Google’s ad chief, Sridhar Ramaswamy, introduced the product in a blog post, writing that advertisers using it would have “no time-consuming setup or costly integrations.” Missing from the blog post was the arrangement with Mastercard.
Early signs indicate that the deal has been a boon for Google. The new feature also plugs transaction data into advertiser systems as soon as they occur, fixing the lag that existed previously and letting Google slot in better-performing ads. Malcolm said her agency has tested the card measurement tool with a major advertiser, which she declined to name. Beforehand, the company received $5.70 in revenue for every dollar spent on marketing in the ad campaign with Google, according to an iProspect analysis. With the new transaction feature, the return nearly doubled to $10.60.
“That’s really powerful,” Malcolm said. “And it was a really good way to invest more in Google, frankly.”
But some privacy critics derided the tool as opaque. EPIC submitted a complaint about the sales measuring tack to the U.S. Federal Trade Commission last year. A report in August that Facebook Inc. was talking with banks about accessing information for consumer service products sparked similar criticism. For years, Facebook and Google have worked to link their massive troves of user behavior with consumer financial data.
And financial companies have plotted ways to tap into the bounty of digital advertising. The Google tie-up isn’t Mastercard’s only stab at minting the data it collects from customers. The company has built out its data and analytics capabilities in recent years through its consulting arm, Mastercard Advisors, and gives advertisers and merchants the ability to forecast consumer behavior based on cardholder data.

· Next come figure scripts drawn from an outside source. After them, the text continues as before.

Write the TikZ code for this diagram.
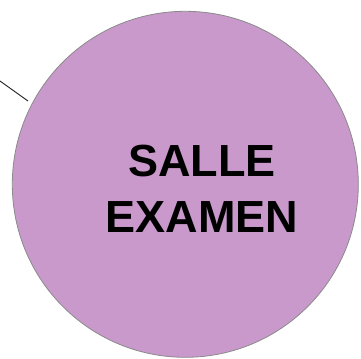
\documentclass[tikz,border=0pt]{standalone}
\usepackage{fontspec}
\setmainfont{Liberation Sans}
\definecolor{roomfill}{HTML}{C999CC}
\definecolor{roomedge}{HTML}{8A8A8A}

\begin{document}
\begin{tikzpicture}[x=0.75pt,y=-0.75pt,line width=0.6pt]
\useasboundingbox (0,0) rectangle (361,358);
% ---- room disc ----
\node[circle,fill=roomfill,draw=roomedge,minimum size=346*0.75pt,inner sep=0pt]
  (salle) at (185.3,184.3) {};
% ---- room name ----
\node[font=\fontsize{33.75}{42}\selectfont\bfseries,align=center,inner sep=0pt]
  (salletext) at (202,189) {SALLE\\EXAMEN};
% ---- leader line from the left edge ----
\coordinate (leadA) at (0,81);
\coordinate (leadB) at (28,101);
\draw[black!85,line width=0.7pt] (leadA) -- (leadB);
\end{tikzpicture}
\end{document}
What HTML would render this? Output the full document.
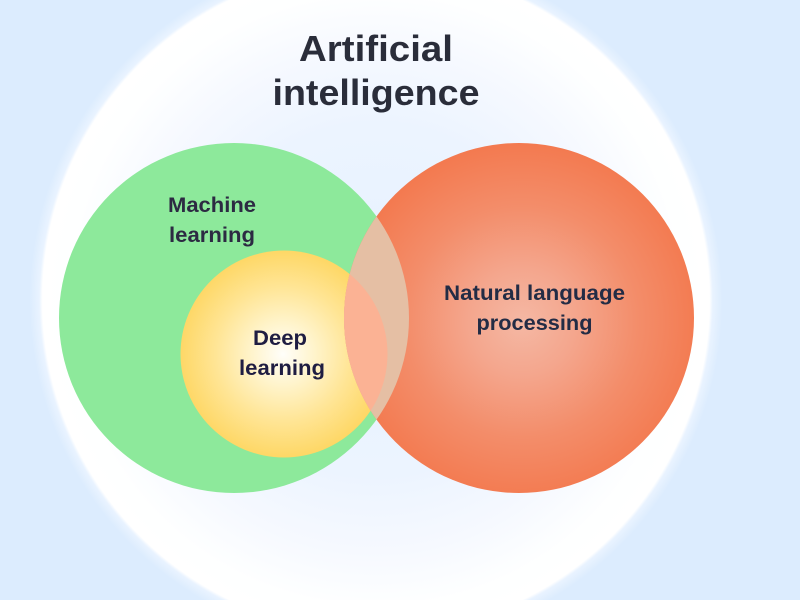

Ad buyers that work with Google insist that the company is careful to maintain the walls between transaction information and web behavior, keeping any info flowing to retailers and marketers anonymous. “Google is really strict about that,” said Malcolm.
Before launching the product, Google developed a novel encryption method, according to Jules Polonetsky, head of the Future Privacy Forum, who was briefed by Google on the product. He explained that the system ensures that neither Google nor its payments partners have access to the data that each collect. “They’re sharing data that has been so transformed that, if put in the public, no party could do anything with it,” Polonetsky said. “It doesn’t create a privacy risk.”
Future Privacy Forum, a nonprofit, receives funding from 160 companies including Google.
Google’s ad business, which hit $95.4 billion in 2017 sales, has maintained an astounding growth rate of about 20 percent a year. But investors have worried how long that can last. Many major advertisers are starting to funnel more spending to rival Amazon, the company that hosts far more, and more granular, data on online shopping.
In response, Google has continued to push deeper into offline measurements. The company, like Facebook and Twitter Inc., has explored the use of “beacons,” Bluetooth devices that track when shoppers enter stores.
Some ad agencies have actively talked to Google about even more ways to better size up offline behaviors. They have discussed adding features into the ads system such as what time of day people buy items and how much they spend, said John Malysiak, who runs search marketing for the Omnicom agency OMD USA. “We’re trying to go deeper with Google,” he said. “We’d like to understand more.” Google declined to comment on the discussions.